— start of Stored data —
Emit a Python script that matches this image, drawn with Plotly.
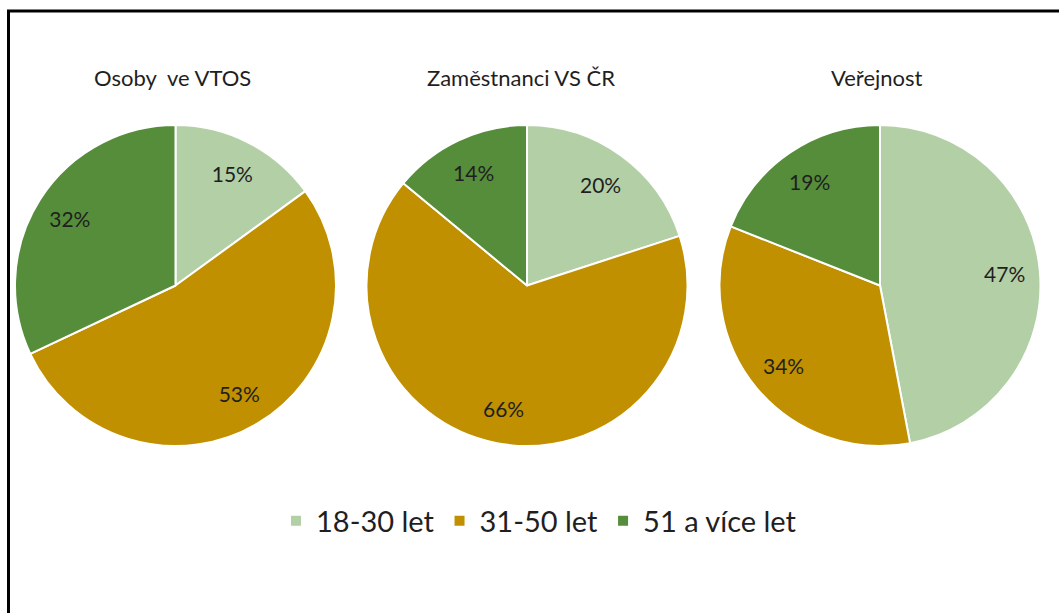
import plotly.graph_objects as go

categories = ["18-30 let", "31-50 let", "51 a více let"]
titles = ["Osoby  ve VTOS", "Zaměstnanci VS ČR", "Veřejnost"]
vtos = [15, 53, 32]
zamestnanci = [20, 66, 14]
verejnost = [47, 34, 19]
colors = ["#B3CFA6", "#C09000", "#568D3A"]

W, H = 1059, 613
FONT = "Lato, Open Sans, sans-serif"
TXT = "#1f1f1f"
series = [vtos, zamestnanci, verejnost]
centers_x = [175.5, 527, 880]
title_x = [172, 521, 877]
cy = 285.5
R = 160.5

fig = go.Figure()
for i, (vals, cx) in enumerate(zip(series, centers_x)):
    dom = dict(x=[(cx - R) / W, (cx + R) / W], y=[1 - (cy + R) / H, 1 - (cy - R) / H])
    # full pie (fill + white separators)
    fig.add_trace(go.Pie(
        labels=categories, values=vals, sort=False, direction="clockwise", rotation=0,
        marker=dict(colors=colors, line=dict(color="white", width=2)),
        textinfo="none", domain=dom, showlegend=(i == 0), hoverinfo="label+percent",
    ))
    # transparent ring on top carrying the labels at ~0.78 R
    fig.add_trace(go.Pie(
        labels=categories, values=vals, sort=False, direction="clockwise", rotation=0,
        hole=0.56,
        marker=dict(colors=["rgba(0,0,0,0)"] * 3, line=dict(width=0)),
        texttemplate="%{value}%", textposition="inside",
        insidetextorientation="horizontal",
        textfont=dict(family=FONT, size=21, color=TXT),
        domain=dom, showlegend=False, hoverinfo="skip",
    ))
    fig.add_annotation(
        x=title_x[i] / W, y=1 - 77 / H, xref="paper", yref="paper",
        xanchor="center", yanchor="middle",
        text=titles[i], showarrow=False,
        font=dict(family=FONT, size=22, color=TXT),
    )

fig.add_shape(type="line", xref="paper", yref="paper",
              x0=7 / W, x1=1.0, y0=1 - 11 / H, y1=1 - 11 / H,
              line=dict(color="black", width=3))
fig.add_shape(type="line", xref="paper", yref="paper",
              x0=8.5 / W, x1=8.5 / W, y0=1 - 10 / H, y1=0,
              line=dict(color="black", width=3))

fig.update_layout(
    width=W, height=H,
    margin=dict(l=0, r=0, t=0, b=0),
    paper_bgcolor="white",
    plot_bgcolor="white",
    legend=dict(
        orientation="h",
        x=539 / W, xanchor="center",
        y=1 - 521 / H, yanchor="middle",
        font=dict(family=FONT, size=29, color=TXT),
        traceorder="normal",
    ),
)

fig.write_html("out.html", config={"displayModeBar": False},
               post_script="document.body.style.margin='0';")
— end of Stored data —
* _What the task requires_:
Take the listing and print it again exactly, but without any pictures.

* _Response below_:
Emit a Python script that matches this image, drawn with Plotly.
import plotly.graph_objects as go

categories = ["18-30 let", "31-50 let", "51 a více let"]
titles = ["Osoby  ve VTOS", "Zaměstnanci VS ČR", "Veřejnost"]
vtos = [15, 53, 32]
zamestnanci = [20, 66, 14]
verejnost = [47, 34, 19]
colors = ["#B3CFA6", "#C09000", "#568D3A"]

W, H = 1059, 613
FONT = "Lato, Open Sans, sans-serif"
TXT = "#1f1f1f"
series = [vtos, zamestnanci, verejnost]
centers_x = [175.5, 527, 880]
title_x = [172, 521, 877]
cy = 285.5
R = 160.5

fig = go.Figure()
for i, (vals, cx) in enumerate(zip(series, centers_x)):
    dom = dict(x=[(cx - R) / W, (cx + R) / W], y=[1 - (cy + R) / H, 1 - (cy - R) / H])
    # full pie (fill + white separators)
    fig.add_trace(go.Pie(
        labels=categories, values=vals, sort=False, direction="clockwise", rotation=0,
        marker=dict(colors=colors, line=dict(color="white", width=2)),
        textinfo="none", domain=dom, showlegend=(i == 0), hoverinfo="label+percent",
    ))
    # transparent ring on top carrying the labels at ~0.78 R
    fig.add_trace(go.Pie(
        labels=categories, values=vals, sort=False, direction="clockwise", rotation=0,
        hole=0.56,
        marker=dict(colors=["rgba(0,0,0,0)"] * 3, line=dict(width=0)),
        texttemplate="%{value}%", textposition="inside",
        insidetextorientation="horizontal",
        textfont=dict(family=FONT, size=21, color=TXT),
        domain=dom, showlegend=False, hoverinfo="skip",
    ))
    fig.add_annotation(
        x=title_x[i] / W, y=1 - 77 / H, xref="paper", yref="paper",
        xanchor="center", yanchor="middle",
        text=titles[i], showarrow=False,
        font=dict(family=FONT, size=22, color=TXT),
    )

fig.add_shape(type="line", xref="paper", yref="paper",
              x0=7 / W, x1=1.0, y0=1 - 11 / H, y1=1 - 11 / H,
              line=dict(color="black", width=3))
fig.add_shape(type="line", xref="paper", yref="paper",
              x0=8.5 / W, x1=8.5 / W, y0=1 - 10 / H, y1=0,
              line=dict(color="black", width=3))

fig.update_layout(
    width=W, height=H,
    margin=dict(l=0, r=0, t=0, b=0),
    paper_bgcolor="white",
    plot_bgcolor="white",
    legend=dict(
        orientation="h",
        x=539 / W, xanchor="center",
        y=1 - 521 / H, yanchor="middle",
        font=dict(family=FONT, size=29, color=TXT),
        traceorder="normal",
    ),
)

fig.write_html("out.html", config={"displayModeBar": False},
               post_script="document.body.style.margin='0';")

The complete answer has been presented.